Work to be completed:
Pictures within the data are to be left out; everything else must be reproduced exactly.

[Start Data extract]

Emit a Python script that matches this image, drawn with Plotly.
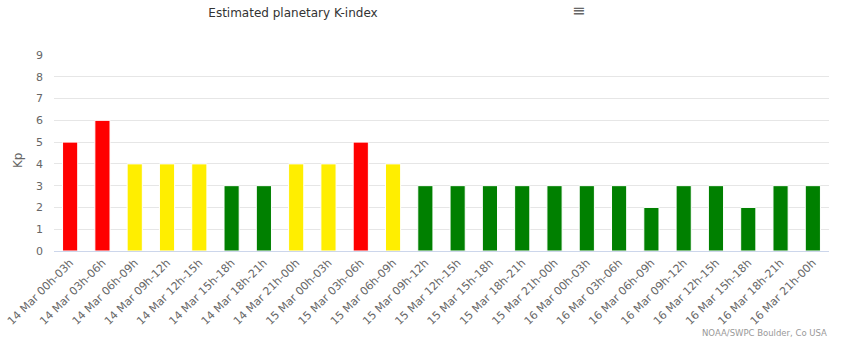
import plotly.graph_objects as go

categories = [
    "14 Mar 00h-03h", "14 Mar 03h-06h", "14 Mar 06h-09h", "14 Mar 09h-12h",
    "14 Mar 12h-15h", "14 Mar 15h-18h", "14 Mar 18h-21h", "14 Mar 21h-00h",
    "15 Mar 00h-03h", "15 Mar 03h-06h", "15 Mar 06h-09h", "15 Mar 09h-12h",
    "15 Mar 12h-15h", "15 Mar 15h-18h", "15 Mar 18h-21h", "15 Mar 21h-00h",
    "16 Mar 00h-03h", "16 Mar 03h-06h", "16 Mar 06h-09h", "16 Mar 09h-12h",
    "16 Mar 12h-15h", "16 Mar 15h-18h", "16 Mar 18h-21h", "16 Mar 21h-00h",
]
kp_values = [5, 6, 4, 4, 4, 3, 3, 4, 4, 5, 4, 3, 3, 3, 3, 3, 3, 3, 2, 3, 3, 2, 3, 3]
y_ticks = [0, 1, 2, 3, 4, 5, 6, 7, 8, 9]


def kp_color(v):
    if v >= 5:
        return "#ff0000"
    if v == 4:
        return "#ffee00"
    return "#008000"


colors = [kp_color(v) for v in kp_values]

FONT = "DejaVu Sans"

W, H = 845, 357
L, R, T, B = 54, 16, 55, 106
PW = W - L - R
PH = H - T - B

fig = go.Figure(
    go.Bar(
        x=categories,
        y=kp_values,
        marker=dict(color=colors, line=dict(color="#ffffff", width=1)),
        width=0.47,
        hoverinfo="x+y",
    )
)

fig.update_layout(
    width=W,
    height=H,
    margin=dict(l=L, r=R, t=T, b=B),
    paper_bgcolor="#ffffff",
    plot_bgcolor="#ffffff",
    showlegend=False,
    font=dict(family=FONT, size=11, color="#666666"),
    title=dict(
        text="Estimated planetary K-index",
        x=293 / W,
        xanchor="center",
        y=1 - 13 / H,
        yanchor="middle",
        font=dict(family=FONT, size=12, color="#333333"),
    ),
    xaxis=dict(
        type="category",
        tickangle=-45,
        tickfont=dict(family=FONT, size=11, color="#666666"),
        showgrid=False,
        showline=True,
        linecolor="#ccd6eb",
        linewidth=1,
        ticks="",
        automargin=False,
        range=[-0.5, 23.5],
    ),
    yaxis=dict(
        range=[0, 9],
        tickvals=y_ticks,
        tickfont=dict(family=FONT, size=11, color="#666666"),
        ticklabelstandoff=10,
        showgrid=True,
        gridcolor="#e6e6e6",
        gridwidth=1,
        zeroline=False,
        automargin=False,
    ),
    annotations=[
        dict(
            text="Kp",
            xref="paper", yref="paper",
            x=-(L - 18) / PW, y=(251 - 160) / PH,
            xanchor="center", yanchor="middle",
            textangle=-90,
            showarrow=False,
            font=dict(family=FONT, size=12, color="#666666"),
        ),
        dict(
            text="NOAA/SWPC Boulder, Co USA",
            xref="paper", yref="paper",
            x=1, y=-(333 - 251) / PH,
            xanchor="right", yanchor="middle",
            showarrow=False,
            font=dict(family=FONT, size=8.5, color="#999999"),
        ),
        dict(
            text="≡",
            xref="paper", yref="paper",
            x=(578 - L) / PW, y=1 + (T - 10) / PH,
            xanchor="center", yanchor="middle",
            showarrow=False,
            font=dict(family=FONT, size=16, color="#666666"),
        ),
    ],
)

fig.write_html(
    "out.html",
    config={"displayModeBar": False},
    post_script="document.body.style.margin='0';document.body.style.overflow='hidden';",
)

[End Data extract]

Written answer:
Emit a Python script that matches this image, drawn with Plotly.
import plotly.graph_objects as go

categories = [
    "14 Mar 00h-03h", "14 Mar 03h-06h", "14 Mar 06h-09h", "14 Mar 09h-12h",
    "14 Mar 12h-15h", "14 Mar 15h-18h", "14 Mar 18h-21h", "14 Mar 21h-00h",
    "15 Mar 00h-03h", "15 Mar 03h-06h", "15 Mar 06h-09h", "15 Mar 09h-12h",
    "15 Mar 12h-15h", "15 Mar 15h-18h", "15 Mar 18h-21h", "15 Mar 21h-00h",
    "16 Mar 00h-03h", "16 Mar 03h-06h", "16 Mar 06h-09h", "16 Mar 09h-12h",
    "16 Mar 12h-15h", "16 Mar 15h-18h", "16 Mar 18h-21h", "16 Mar 21h-00h",
]
kp_values = [5, 6, 4, 4, 4, 3, 3, 4, 4, 5, 4, 3, 3, 3, 3, 3, 3, 3, 2, 3, 3, 2, 3, 3]
y_ticks = [0, 1, 2, 3, 4, 5, 6, 7, 8, 9]


def kp_color(v):
    if v >= 5:
        return "#ff0000"
    if v == 4:
        return "#ffee00"
    return "#008000"


colors = [kp_color(v) for v in kp_values]

FONT = "DejaVu Sans"

W, H = 845, 357
L, R, T, B = 54, 16, 55, 106
PW = W - L - R
PH = H - T - B

fig = go.Figure(
    go.Bar(
        x=categories,
        y=kp_values,
        marker=dict(color=colors, line=dict(color="#ffffff", width=1)),
        width=0.47,
        hoverinfo="x+y",
    )
)

fig.update_layout(
    width=W,
    height=H,
    margin=dict(l=L, r=R, t=T, b=B),
    paper_bgcolor="#ffffff",
    plot_bgcolor="#ffffff",
    showlegend=False,
    font=dict(family=FONT, size=11, color="#666666"),
    title=dict(
        text="Estimated planetary K-index",
        x=293 / W,
        xanchor="center",
        y=1 - 13 / H,
        yanchor="middle",
        font=dict(family=FONT, size=12, color="#333333"),
    ),
    xaxis=dict(
        type="category",
        tickangle=-45,
        tickfont=dict(family=FONT, size=11, color="#666666"),
        showgrid=False,
        showline=True,
        linecolor="#ccd6eb",
        linewidth=1,
        ticks="",
        automargin=False,
        range=[-0.5, 23.5],
    ),
    yaxis=dict(
        range=[0, 9],
        tickvals=y_ticks,
        tickfont=dict(family=FONT, size=11, color="#666666"),
        ticklabelstandoff=10,
        showgrid=True,
        gridcolor="#e6e6e6",
        gridwidth=1,
        zeroline=False,
        automargin=False,
    ),
    annotations=[
        dict(
            text="Kp",
            xref="paper", yref="paper",
            x=-(L - 18) / PW, y=(251 - 160) / PH,
            xanchor="center", yanchor="middle",
            textangle=-90,
            showarrow=False,
            font=dict(family=FONT, size=12, color="#666666"),
        ),
        dict(
            text="NOAA/SWPC Boulder, Co USA",
            xref="paper", yref="paper",
            x=1, y=-(333 - 251) / PH,
            xanchor="right", yanchor="middle",
            showarrow=False,
            font=dict(family=FONT, size=8.5, color="#999999"),
        ),
        dict(
            text="≡",
            xref="paper", yref="paper",
            x=(578 - L) / PW, y=1 + (T - 10) / PH,
            xanchor="center", yanchor="middle",
            showarrow=False,
            font=dict(family=FONT, size=16, color="#666666"),
        ),
    ],
)

fig.write_html(
    "out.html",
    config={"displayModeBar": False},
    post_script="document.body.style.margin='0';document.body.style.overflow='hidden';",
)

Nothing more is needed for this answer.